The link to your Dark 'n Stormy Pear Crisp doesn't seem to be working. Could you re-post it? That sounds like something I'd like to try!


Posted by: Phyl | November 19, 2005 03:46 AM

Hey Phyl,
Thanks for letting me know. The Dark n' Stormy Pear Crisp link is now working. Do try it -- it's a goodie.

Posted by: Kim O'Donnel | November 19, 2005 09:07 AM

Good morning,
Could you post the spiced nuts recipe? Thanks!

Posted by: AVR | November 19, 2005 11:22 AM

Hello Kim !
Was wondering if I just throw out the brine mix after pulling out the turkey and cooking it...Just seems a waste...Can it be used for anything ??

Posted by: Rich | November 20, 2005 10:20 AM

Hi Rich:
Think of the brine as your turkey's aromatherapy bath water and then maybe you won't feel so bad discarding it. Sorry to say, but you don't want to be messing with a solution that's been "infused" with raw poultry.

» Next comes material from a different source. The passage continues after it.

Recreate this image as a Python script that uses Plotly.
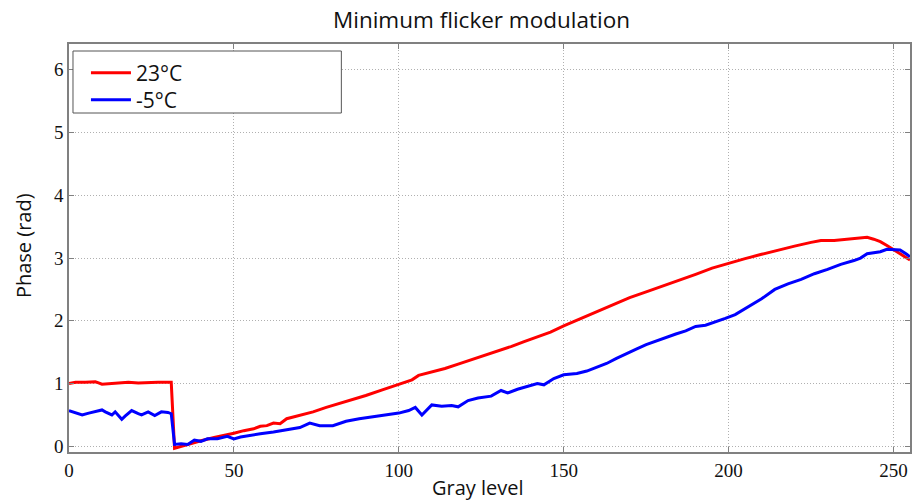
import plotly.graph_objects as go

# Gray levels and measured phase (rad) for the two temperatures
gray_23 = [0, 2, 5, 8, 10, 12, 15, 18, 21, 24, 27, 30, 31, 32, 34, 37, 40, 44, 48, 50,
           53, 56, 58, 60, 62, 64, 66, 70, 74, 78, 82, 86, 90, 95, 100, 104, 106, 110,
           114, 118, 122, 126, 130, 134, 138, 142, 146, 150, 155, 160, 165, 170, 175,
           180, 185, 190, 195, 200, 205, 210, 215, 220, 225, 228, 232, 236, 240, 242,
           244, 246, 248, 250, 252, 254, 255]
phase_23 = [1.00, 1.02, 1.02, 1.03, 0.99, 1.00, 1.01, 1.02, 1.01, 1.02, 1.02, 1.02, 1.02,
            -0.03, 0.00, 0.05, 0.09, 0.14, 0.18, 0.21, 0.25, 0.28, 0.32, 0.33, 0.37, 0.36,
            0.44, 0.49, 0.55, 0.62, 0.68, 0.74, 0.81, 0.90, 0.99, 1.06, 1.13, 1.18, 1.24,
            1.31, 1.38, 1.44, 1.52, 1.59, 1.67, 1.74, 1.82, 1.92, 2.03, 2.15, 2.26, 2.37,
            2.46, 2.55, 2.64, 2.74, 2.84, 2.92, 2.99, 3.06, 3.13, 3.19, 3.25, 3.28, 3.28,
            3.30, 3.33, 3.33, 3.30, 3.26, 3.20, 3.14, 3.07, 3.00, 2.97]

gray_m5 = [0, 2, 4, 6, 8, 10, 11, 13, 14, 16, 17, 19, 21, 22, 24, 26, 28, 30, 31, 32, 34,
           36, 38, 40, 42, 45, 48, 50, 52, 55, 58, 62, 66, 70, 73, 76, 80, 84, 88, 92, 96,
           100, 103, 105, 107, 110, 113, 116, 118, 121, 124, 128, 131, 133, 136, 139, 142,
           144, 147, 150, 154, 157, 160, 163, 166, 169, 172, 175, 178, 181, 184, 187, 190,
           193, 196, 199, 202, 206, 210, 214, 218, 222, 226, 230, 234, 238, 240, 242, 244,
           246, 248, 250, 252, 254, 255]
phase_m5 = [0.57, 0.53, 0.50, 0.53, 0.55, 0.58, 0.55, 0.50, 0.55, 0.43, 0.48, 0.57, 0.52,
            0.50, 0.55, 0.49, 0.55, 0.54, 0.52, 0.03, 0.04, 0.03, 0.10, 0.08, 0.12, 0.12,
            0.16, 0.12, 0.15, 0.18, 0.20, 0.23, 0.27, 0.30, 0.37, 0.33, 0.33, 0.40, 0.44,
            0.47, 0.50, 0.53, 0.57, 0.62, 0.50, 0.66, 0.64, 0.65, 0.63, 0.73, 0.77, 0.80,
            0.89, 0.85, 0.91, 0.96, 1.00, 0.98, 1.08, 1.14, 1.16, 1.20, 1.26, 1.32, 1.40,
            1.48, 1.55, 1.62, 1.68, 1.74, 1.79, 1.84, 1.91, 1.93, 1.98, 2.04, 2.10, 2.22,
            2.35, 2.50, 2.59, 2.66, 2.75, 2.82, 2.90, 2.96, 3.00, 3.07, 3.08, 3.10, 3.14,
            3.13, 3.13, 3.06, 3.02]

x_ticks = [0, 50, 100, 150, 200, 250]
y_ticks = [0, 1, 2, 3, 4, 5, 6]

W, H = 914, 503
M_L, M_R, M_T, M_B = 69, 2, 44, 51
plot_w, plot_h = W - M_L - M_R, H - M_T - M_B


def px_to_paper_x(px):
    return (px - M_L) / plot_w


def px_to_paper_y(py):
    return (H - M_B - py) / plot_h


fig = go.Figure()
fig.add_trace(go.Scatter(x=gray_23, y=phase_23, mode="lines", name="23°C",
                         line=dict(color="#ff0000", width=3), legend="legend"))
fig.add_trace(go.Scatter(x=gray_m5, y=phase_m5, mode="lines", name="-5°C",
                         line=dict(color="#0000ff", width=3), legend="legend2"))

sans = "Open Sans, Lato, sans-serif"
axis_common = dict(
    showline=True, linecolor="#808080", linewidth=1.5, mirror="ticks",
    ticks="inside", ticklen=5, tickcolor="#808080", tickwidth=1,
    showgrid=True, gridcolor="#b0b0b0", griddash="1px,2px", gridwidth=1,
    zeroline=False,
    tickfont=dict(family="Liberation Serif, Times New Roman, serif", size=19, color="#111"),
)

fig.update_xaxes(range=[0, 255], tickvals=x_ticks, **axis_common)
fig.update_yaxes(range=[-0.09, 6.41], tickvals=y_ticks, **axis_common)

# Axis titles
fig.add_annotation(text="Gray level", xref="paper", yref="paper",
                   x=px_to_paper_x(479), y=px_to_paper_y(488),
                   xanchor="center", yanchor="middle", showarrow=False,
                   font=dict(family=sans, size=20, color="#111"))
fig.add_annotation(text="Phase (rad)", xref="paper", yref="paper",
                   x=px_to_paper_x(23), y=px_to_paper_y(246), textangle=-90,
                   xanchor="center", yanchor="middle", showarrow=False,
                   font=dict(family=sans, size=20, color="#111"))

# Legend frame, wider than the entries themselves
fig.add_shape(type="rect", xref="paper", yref="paper",
              x0=px_to_paper_x(73), x1=px_to_paper_x(342),
              y0=px_to_paper_y(113), y1=px_to_paper_y(51),
              line=dict(color="#555", width=1), fillcolor="white", layer="above")

legend_style = dict(xanchor="left", yanchor="middle",
                    bgcolor="rgba(0,0,0,0)", borderwidth=0,
                    font=dict(family=sans, size=21, color="#111"),
                    itemwidth=40)

fig.update_layout(
    width=W, height=H,
    margin=dict(l=M_L, r=M_R, t=M_T, b=M_B),
    paper_bgcolor="white", plot_bgcolor="white",
    title=dict(text="Minimum flicker modulation", x=481.5 / W, xanchor="center",
               y=1 - 20 / H, yanchor="middle",
               font=dict(family=sans, size=22.5, color="#111")),
    legend=dict(x=px_to_paper_x(86), y=px_to_paper_y(73), **legend_style),
    legend2=dict(x=px_to_paper_x(86), y=px_to_paper_y(100), **legend_style),
    showlegend=True,
)

fig.write_html("out.html")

Posted by: Kim O'Donnel | November 20, 2005 12:15 PM

Hi Kim! My brother convinced my mother to do the 2 hour turkey method -- ever heard of this? You cook the turkey in a seriously hot oven for an hour or more? and then let it for the rest of the time. Supposedly this results in a moist bird. Your thoughts?

Posted by: Jo | November 21, 2005 11:32 AM

Hi Kim! My brother convinced my mother to do the 2 hour turkey method -- ever heard of this? You cook the turkey in a seriously hot oven for an hour or more? and then let it sit out for the rest of the time. Supposedly this results in a moist bird. Your thoughts?